Long quote hopefully a short time to implement.

1 ( +1 / -0 )

Startups and government, historically, are a bad match. Governments do tech badly. Government committees are a world away from effective VC. They could direct more cash to universities to support early stage/pre-VC development.

The problem with state funding is that it so easily gets diverted from its goals, by middle-men, consultants, and in wildly overpriced outsourcing.

Fair income distribution would require higher minimum wages and lower maximum wages.

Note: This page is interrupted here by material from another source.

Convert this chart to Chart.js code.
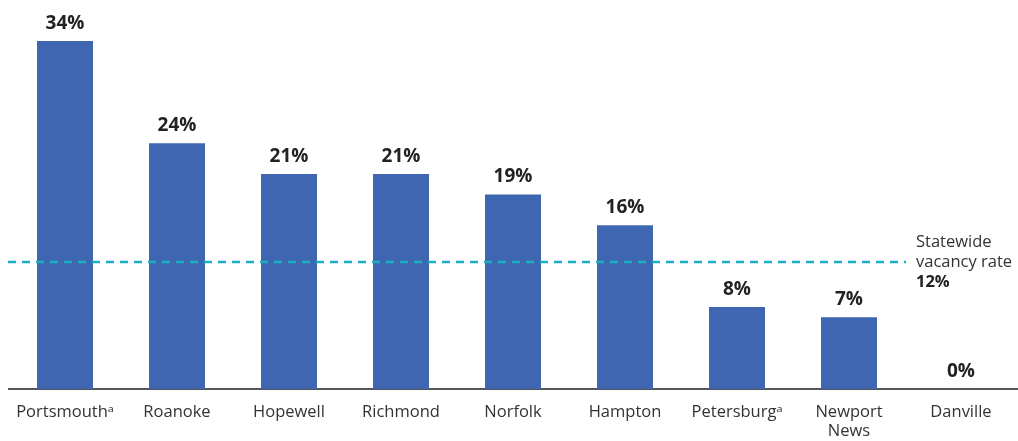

Theoretically, Japan has more capacity for change through what is sometimes called 'smart working', because it has a fair bit of excessive red tape across the board and poor management of staff/ability in the workforce. Can't see it changing though. The government and other vested interests like it the way it is for an assortment of reasons.

Globally, you get a lot of 'lofty goals' in political speeches. There is rarely much follow through.

1 ( +1 / -0 )

Shocked, shocked, I say, that a vague toothless 5-year plan to “encourage” companies to pay employees more is unlikely to work. All it will do is put retired Golden Parachutists on 50 million per year committees that will meet four times a year (two of the times will be nomikais) and then put out a report saying to draw up a pamphlet to send to the CEOs asking them to consider forming internal committees to mull over the idea of pay raises.

It will help the economy slightly, as Toyota will sell a few more Crown Centuries.

2 ( +2 / -0 )

Japan won't start trying to right the ship until it's settled on the bedding of the Mariana Trench.

-4 ( +1 / -5 )

It’s still afloat.

1 ( +1 / -0 )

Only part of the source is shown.